Many people in their 60’s think about slowing down but for Dayton it was when he STARTED on one of the most challenging projects in his life.– Deb Black, Publisher, Today’s Horse Magazine, and Board of Directors of the Black Hills Wild Horse Sanctuary
“I had sworn that wild horses couldn’t drag me away from Yamsi but they ended up doing just that. I turned the ranch over to my family and took off to pursue my dream. All too suddenly, I left my friends and livelihood behind to get those wild horses [in a BLM holding facility near Lovelock, Nevada] out of the dust, disease, and boredom of the feedlots, and let them run free on better land than they had seen this century.
I found that range in South Dakota.
Why me? Because I owed wild horses something! I have one ache and one pain in my body for every horse I ever met, but so many memories and so much joy.
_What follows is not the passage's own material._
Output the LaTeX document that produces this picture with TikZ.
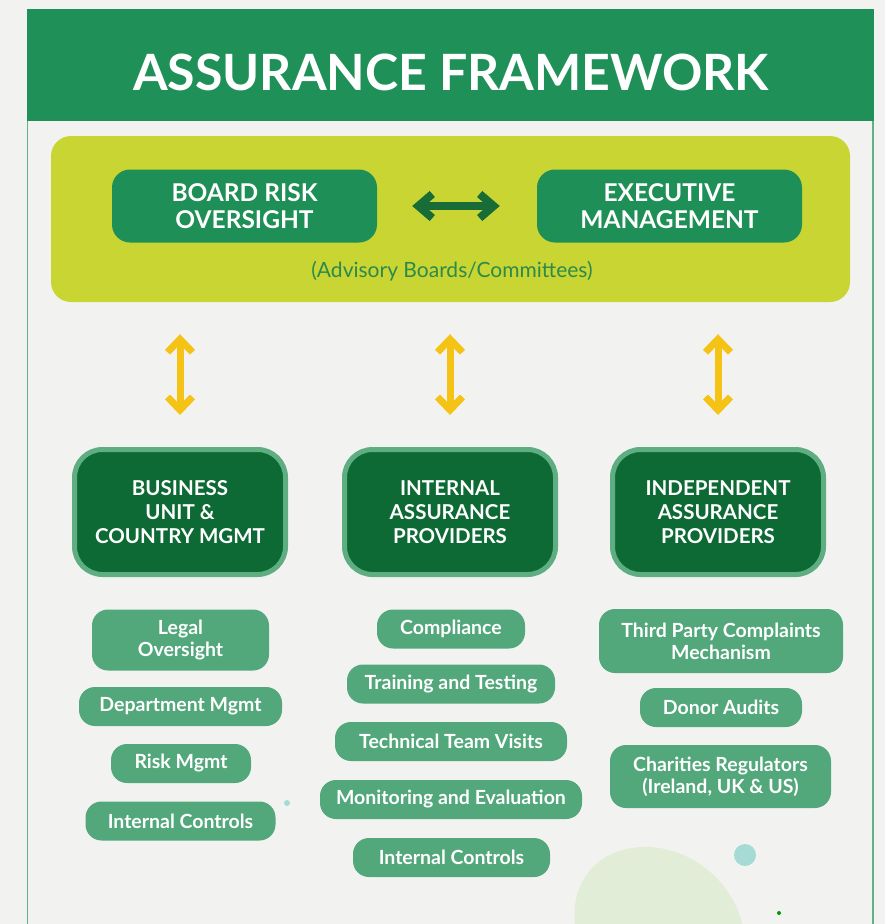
\documentclass[tikz,border=0pt]{standalone}
\usepackage{fontspec}
\setmainfont{Lato}
\newfontfamily\latob{Lato Bold}
\usetikzlibrary{arrows.meta,calc}
\definecolor{paper}{HTML}{F2F3F0}
\definecolor{headc}{HTML}{1F9158}
\definecolor{framec}{HTML}{62B08A}
\definecolor{ybox}{HTML}{C8D532}
\definecolor{boardc}{HTML}{1E8F56}
\definecolor{darkarr}{HTML}{176C37}
\definecolor{advc}{HTML}{2C8A4B}
\definecolor{yarr}{HTML}{F4C316}
\definecolor{bigc}{HTML}{0D6A34}
\definecolor{bigb}{HTML}{5EAE82}
\definecolor{pillc}{HTML}{52A77B}
\definecolor{blobc}{HTML}{C2E3A8}
\definecolor{tealc}{HTML}{A6DBD5}
\tikzset{
  topbox/.style={fill=boardc, rounded corners=18pt, text=white, align=center,
    minimum width=265pt, minimum height=73pt, inner sep=0pt,
    font=\latob\fontsize{24.5}{27}\selectfont},
  bigbox/.style={fill=bigc, draw=bigb, line width=5pt, rounded corners=28pt,
    text=white, align=center, minimum width=211pt, minimum height=125pt,
    inner sep=0pt, font=\latob\fontsize{20.5}{24}\selectfont},
  pill/.style={fill=pillc, rounded corners=16pt, text=white, align=center,
    minimum height=39pt, inner sep=0pt,
    font=\latob\fontsize{19.5}{22}\selectfont},
  yarrow/.style={draw=yarr, line width=7pt,
    {Straight Barb[length=13pt,width=25pt]}-{Straight Barb[length=13pt,width=25pt]}},
  garrow/.style={draw=darkarr, line width=8pt,
    {Straight Barb[length=14pt,width=24pt]}-{Straight Barb[length=14pt,width=24pt]}},
}
\begin{document}
\begin{tikzpicture}[x=1pt,y=-1pt]
\useasboundingbox (0,0) rectangle (885,924);
\fill[paper] (0,0) rectangle (885,924);
% decorative watercolour
\fill[blobc, opacity=0.35] (575,924) .. controls (570,880) and (600,845) .. (650,847)
  .. controls (700,850) and (735,890) .. (742,924) -- cycle;
\fill[tealc] (745,855) circle (11pt);
\fill[tealc] (287,803) circle (3pt);
\fill[green!60!black] (779,913) circle (2pt);
% frame
\draw[framec, line width=1.5pt] (27.5,121) -- (27.5,924);
\draw[framec, line width=1.5pt] (873,121) -- (873,924);
\node[fill=headc, minimum width=847pt, minimum height=112pt, inner sep=0pt,
  anchor=north west] (header) at (27,9) {};
\node[text=white, font=\latob\fontsize{50}{50}\selectfont] (title) at (451,72) {ASSURANCE FRAMEWORK};
% governance box
\node[fill=ybox, rounded corners=20pt, minimum width=799pt, minimum height=166pt,
  inner sep=0pt] (yb) at (450.5,219) {};
\node[topbox] (board) at (244.5,206) {BOARD RISK\\OVERSIGHT};
\node[topbox] (exec) at (669.5,206) {EXECUTIVE\\MANAGEMENT};
\node[text=advc, font=\fontsize{21}{22}\selectfont] (adv) at (452,271) {(Advisory Boards/Committees)};
\draw[garrow] ([xshift=35pt]board.east) -- ([xshift=-37pt]exec.west);
% main boxes
\node[bigbox] (bu) at (180,512) {BUSINESS\\UNIT \&\\COUNTRY MGMT};
\node[bigbox] (iap) at (450,512) {INTERNAL\\ASSURANCE\\PROVIDERS};
\node[bigbox] (iip) at (718,512) {INDEPENDENT\\ASSURANCE\\PROVIDERS};
\foreach \b in {bu,iap,iip}{
  \draw[yarrow] ([yshift=-32pt]\b.north |- yb.south) -- ([yshift=32pt]\b.north);
}
% left column
\node[pill, minimum width=177pt, minimum height=61pt] (legal) at (180.5,640) {Legal\\Oversight};
\node[pill, minimum width=203pt] (dept) at (180.5,706.5) {Department Mgmt};
\node[pill, minimum width=140pt] (risk) at (181,763.5) {Risk Mgmt};
\node[pill, minimum width=190pt] (icl) at (180.5,821) {Internal Controls};
% middle column
\node[pill, minimum width=148pt] (comp) at (451,629) {Compliance};
\node[pill, minimum width=208pt] (train) at (451,684) {Training and Testing};
\node[pill, minimum width=232pt] (tech) at (451,741.5) {Technical Team Visits};
\node[pill, minimum width=262pt] (mon) at (451,799.5) {Monitoring and Evaluation};
\node[pill, minimum width=197pt] (icm) at (451.5,857.5) {Internal Controls};
% right column
\node[pill, minimum width=244pt, minimum height=64pt] (third) at (721,641) {Third Party Complaints\\Mechanism};
\node[pill, minimum width=162pt] (donor) at (721,707.5) {Donor Audits};
\node[pill, minimum width=221pt, minimum height=63pt] (char) at (720.5,776.5) {Charities Regulators\\(Ireland, UK \& US)};
\end{tikzpicture}
\end{document}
I was maybe fourteen when I rode my horse up over a lava rim rock and surprised a wild horse family dozing on a spring meadow near Fuego Mountain south of Yamsi. They were all grullas, blue velvet mares and a blue velvet stallion, all with black dorsal stripes. One moment their hooves rung bell-like on the lava table rock, then the next they had vanished into lodgepole thickets, and only the snapping of branches and a pale shroud of pumice dust marked their passing. For years I rode those horses in my dreams.” – Dayton O. Hyde, Pastures of Beyond
Dayton Hyde pestered congressmen and government agencies to support a sanctuary for wild horses in South Dakota. His persistence paid off with the opening of the Black Hills Wild Horse Sanctuary in 1988. Seen here riding Lark, one of the four wild
mustangs he personally adopted. Lark is one of our sponsorship horses and the last one of the original horses left.